▶ [The request]
Write the data out again exactly, dropping any images it holds.

▶ [Provided data]
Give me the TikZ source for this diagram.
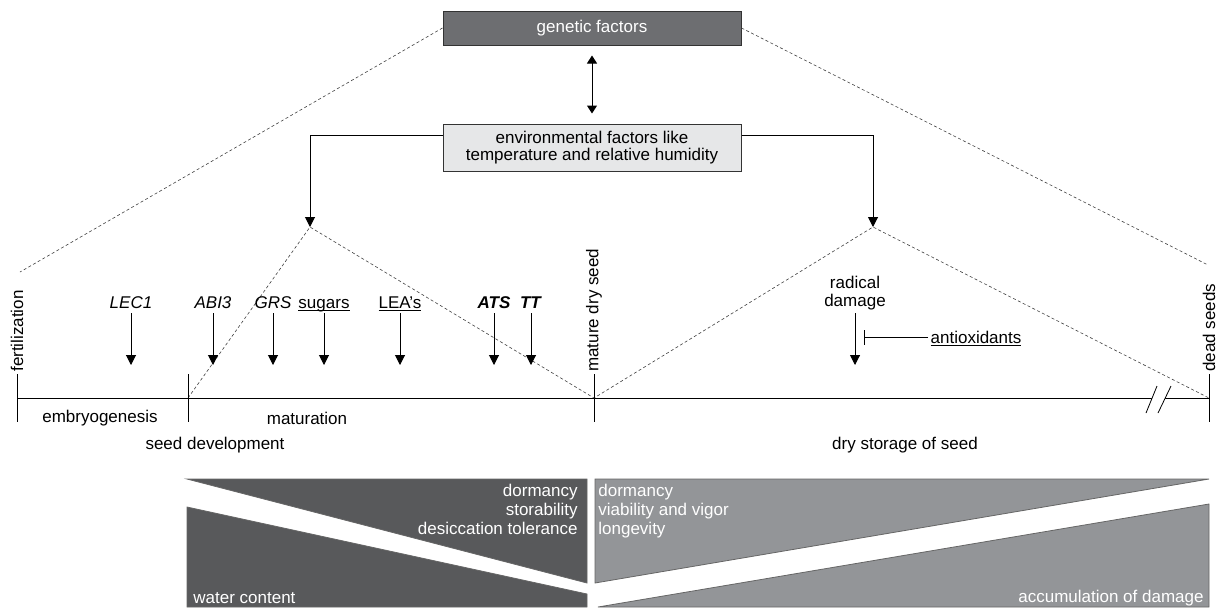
\documentclass[tikz,border=0pt]{standalone}
\usepackage{fontspec}
\setmainfont{Liberation Sans}
\usetikzlibrary{arrows.meta}
\definecolor{genegray}{HTML}{6D6E71}
\definecolor{envgray}{HTML}{E6E7E8}
\definecolor{seeddark}{HTML}{58595B}
\definecolor{seedlight}{HTML}{939598}
\newcommand{\uln}[1]{\underline{\smash{#1}}}
\tikzset{
  lbl/.style={font=\fontsize{8.5}{8.8}\selectfont, inner sep=1pt},
  trait/.style={lbl, font=\fontsize{8.5}{9.5}\selectfont, text=white},
  factorbox/.style={lbl, draw=black!80, line width=0.5pt, minimum width=149pt, align=center},
  pointer/.style={-{Triangle[width=5pt,length=5pt]}, line width=0.5pt},
  fade/.style={dash pattern=on 1.5pt off 1.2pt, line width=0.3pt, black!75},
  vlabel/.style={lbl, rotate=90, anchor=west},
  panel/.style={draw=black!60, line width=0.4pt}
}

\begin{document}
\begin{tikzpicture}[x=0.5pt,y=-0.5pt]
	\useasboundingbox (0,0) rectangle (1220,607);
	\node[factorbox, fill=genegray, text=white, minimum height=17pt] (genetic) at (592,28) {genetic factors};
	\node[factorbox, fill=envgray, minimum height=23.5pt] (env) at (592,147.5) {environmental factors like\\temperature and relative humidity};
	\draw[{Triangle[width=5pt,length=4pt]}-{Triangle[width=5pt,length=4pt]}, line width=0.5pt, shorten <=5pt, shorten >=5pt] (genetic) -- (env);
	
	\coordinate (fert) at (17,398);
	\coordinate (dev) at (188,398);
	\coordinate (mature) at (594,398);
	\coordinate (dead) at (1209,398);
	\coordinate (peakL) at (310,227);
	\coordinate (peakR) at (873,227);
	\coordinate (fadeL) at (20,272);
	\coordinate (fadeR) at (1208,265);
	\coordinate (top) at (0,313);
	\coordinate (tips) at (0,365);
	\coordinate (block) at (864,337);
	
	\draw[pointer] ([yshift=6.25pt]env.west) -| (peakL);
	\draw[pointer] ([yshift=6.25pt]env.east) -| (peakR);
	\draw[fade] (genetic.west) -- (fadeL) (genetic.east) -- (fadeR)
	(dev) -- (peakL) -- (mature) -- (peakR) -- (dead);
	
	% time line
	\draw[line width=0.5pt] (fert) -- (dead);
	\foreach \t in {fert,dev,mature,dead}
	\draw[line width=0.5pt] ([yshift=12pt]\t) -- ([yshift=-12pt]\t);
	\fill[white] (1146,413) -- (1157,386) -- (1171,386) -- (1158,413) -- cycle;
	\draw[line width=0.4pt] (1146,413) -- (1157,386) (1158,413) -- (1171,386);
	\node[vlabel] (fertlbl) at ([yshift=12pt]fert) {fertilization};
	\node[vlabel] (maturelbl) at ([yshift=12pt]mature) {mature dry seed};
	\node[vlabel] (deadlbl) at ([yshift=12pt]dead) {dead seeds};
	
	\foreach \n/\x/\t in {lec/131/\textit{LEC1}, abi/213/\textit{ABI3}, grs/273/\textit{GRS},
		sug/324/\uln{sugars}, lea/400/\uln{LEA's}, ats/494/\textbf{\textit{ATS}}, tt/531/\textbf{\textit{TT}}}
	{
		\node[lbl, anchor=base] (\n) at (\x,308) {\t};
		\draw[pointer] (\n |- top) -- (\n |- tips);
	}
	\node[lbl, align=center] (radical) at (855,293) {radical\\damage};
	\draw[pointer] (radical |- top) -- (radical |- tips);
	\node[lbl, anchor=base] (anti) at (976,343) {\uln{antioxidants}};
	\draw[-{Bar[width=7.5pt]}, line width=0.4pt] (anti.west |- block) -- (block);
	
	\node[lbl] (embryo) at (100,418) {embryogenesis};
	\node[lbl] (matur) at (307,418) {maturation};
	\node[lbl] (seeddev) at (215,445) {seed development};
	\node[lbl] (storage) at (905,445) {dry storage of seed};
	
	% seed properties
	\filldraw[panel, fill=seeddark] (187,479) -- (587,479) -- (587,583) -- cycle;
	\filldraw[panel, fill=seeddark] (187,507) -- (587,594) -- (587,607) -- (187,607) -- cycle;
	\filldraw[panel, fill=seedlight] (595,479) -- (1209,479) -- (595,583) -- cycle;
	\filldraw[panel, fill=seedlight] (598,607) -- (1209,504) -- (1209,607) -- cycle;
	\node[trait, align=right, anchor=north east] (lefttraits) at (580,482) {dormancy\\storability\\desiccation tolerance};
	\node[trait, align=left, anchor=north west] (righttraits) at (596,482) {dormancy\\viability and vigor\\longevity};
	\node[trait, anchor=base west] (water) at (191,603) {water content};
	\node[trait, anchor=base east] (damage) at (1206,602) {accumulation of damage};
\end{tikzpicture}
\end{document}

▶ [Solution to this problem]
Give me the TikZ source for this diagram.
\documentclass[tikz,border=0pt]{standalone}
\usepackage{fontspec}
\setmainfont{Liberation Sans}
\usetikzlibrary{arrows.meta}
\definecolor{genegray}{HTML}{6D6E71}
\definecolor{envgray}{HTML}{E6E7E8}
\definecolor{seeddark}{HTML}{58595B}
\definecolor{seedlight}{HTML}{939598}
\newcommand{\uln}[1]{\underline{\smash{#1}}}
\tikzset{
  lbl/.style={font=\fontsize{8.5}{8.8}\selectfont, inner sep=1pt},
  trait/.style={lbl, font=\fontsize{8.5}{9.5}\selectfont, text=white},
  factorbox/.style={lbl, draw=black!80, line width=0.5pt, minimum width=149pt, align=center},
  pointer/.style={-{Triangle[width=5pt,length=5pt]}, line width=0.5pt},
  fade/.style={dash pattern=on 1.5pt off 1.2pt, line width=0.3pt, black!75},
  vlabel/.style={lbl, rotate=90, anchor=west},
  panel/.style={draw=black!60, line width=0.4pt}
}

\begin{document}
\begin{tikzpicture}[x=0.5pt,y=-0.5pt]
	\useasboundingbox (0,0) rectangle (1220,607);
	\node[factorbox, fill=genegray, text=white, minimum height=17pt] (genetic) at (592,28) {genetic factors};
	\node[factorbox, fill=envgray, minimum height=23.5pt] (env) at (592,147.5) {environmental factors like\\temperature and relative humidity};
	\draw[{Triangle[width=5pt,length=4pt]}-{Triangle[width=5pt,length=4pt]}, line width=0.5pt, shorten <=5pt, shorten >=5pt] (genetic) -- (env);
	
	\coordinate (fert) at (17,398);
	\coordinate (dev) at (188,398);
	\coordinate (mature) at (594,398);
	\coordinate (dead) at (1209,398);
	\coordinate (peakL) at (310,227);
	\coordinate (peakR) at (873,227);
	\coordinate (fadeL) at (20,272);
	\coordinate (fadeR) at (1208,265);
	\coordinate (top) at (0,313);
	\coordinate (tips) at (0,365);
	\coordinate (block) at (864,337);
	
	\draw[pointer] ([yshift=6.25pt]env.west) -| (peakL);
	\draw[pointer] ([yshift=6.25pt]env.east) -| (peakR);
	\draw[fade] (genetic.west) -- (fadeL) (genetic.east) -- (fadeR)
	(dev) -- (peakL) -- (mature) -- (peakR) -- (dead);
	
	% time line
	\draw[line width=0.5pt] (fert) -- (dead);
	\foreach \t in {fert,dev,mature,dead}
	\draw[line width=0.5pt] ([yshift=12pt]\t) -- ([yshift=-12pt]\t);
	\fill[white] (1146,413) -- (1157,386) -- (1171,386) -- (1158,413) -- cycle;
	\draw[line width=0.4pt] (1146,413) -- (1157,386) (1158,413) -- (1171,386);
	\node[vlabel] (fertlbl) at ([yshift=12pt]fert) {fertilization};
	\node[vlabel] (maturelbl) at ([yshift=12pt]mature) {mature dry seed};
	\node[vlabel] (deadlbl) at ([yshift=12pt]dead) {dead seeds};
	
	\foreach \n/\x/\t in {lec/131/\textit{LEC1}, abi/213/\textit{ABI3}, grs/273/\textit{GRS},
		sug/324/\uln{sugars}, lea/400/\uln{LEA's}, ats/494/\textbf{\textit{ATS}}, tt/531/\textbf{\textit{TT}}}
	{
		\node[lbl, anchor=base] (\n) at (\x,308) {\t};
		\draw[pointer] (\n |- top) -- (\n |- tips);
	}
	\node[lbl, align=center] (radical) at (855,293) {radical\\damage};
	\draw[pointer] (radical |- top) -- (radical |- tips);
	\node[lbl, anchor=base] (anti) at (976,343) {\uln{antioxidants}};
	\draw[-{Bar[width=7.5pt]}, line width=0.4pt] (anti.west |- block) -- (block);
	
	\node[lbl] (embryo) at (100,418) {embryogenesis};
	\node[lbl] (matur) at (307,418) {maturation};
	\node[lbl] (seeddev) at (215,445) {seed development};
	\node[lbl] (storage) at (905,445) {dry storage of seed};
	
	% seed properties
	\filldraw[panel, fill=seeddark] (187,479) -- (587,479) -- (587,583) -- cycle;
	\filldraw[panel, fill=seeddark] (187,507) -- (587,594) -- (587,607) -- (187,607) -- cycle;
	\filldraw[panel, fill=seedlight] (595,479) -- (1209,479) -- (595,583) -- cycle;
	\filldraw[panel, fill=seedlight] (598,607) -- (1209,504) -- (1209,607) -- cycle;
	\node[trait, align=right, anchor=north east] (lefttraits) at (580,482) {dormancy\\storability\\desiccation tolerance};
	\node[trait, align=left, anchor=north west] (righttraits) at (596,482) {dormancy\\viability and vigor\\longevity};
	\node[trait, anchor=base west] (water) at (191,603) {water content};
	\node[trait, anchor=base east] (damage) at (1206,602) {accumulation of damage};
\end{tikzpicture}
\end{document}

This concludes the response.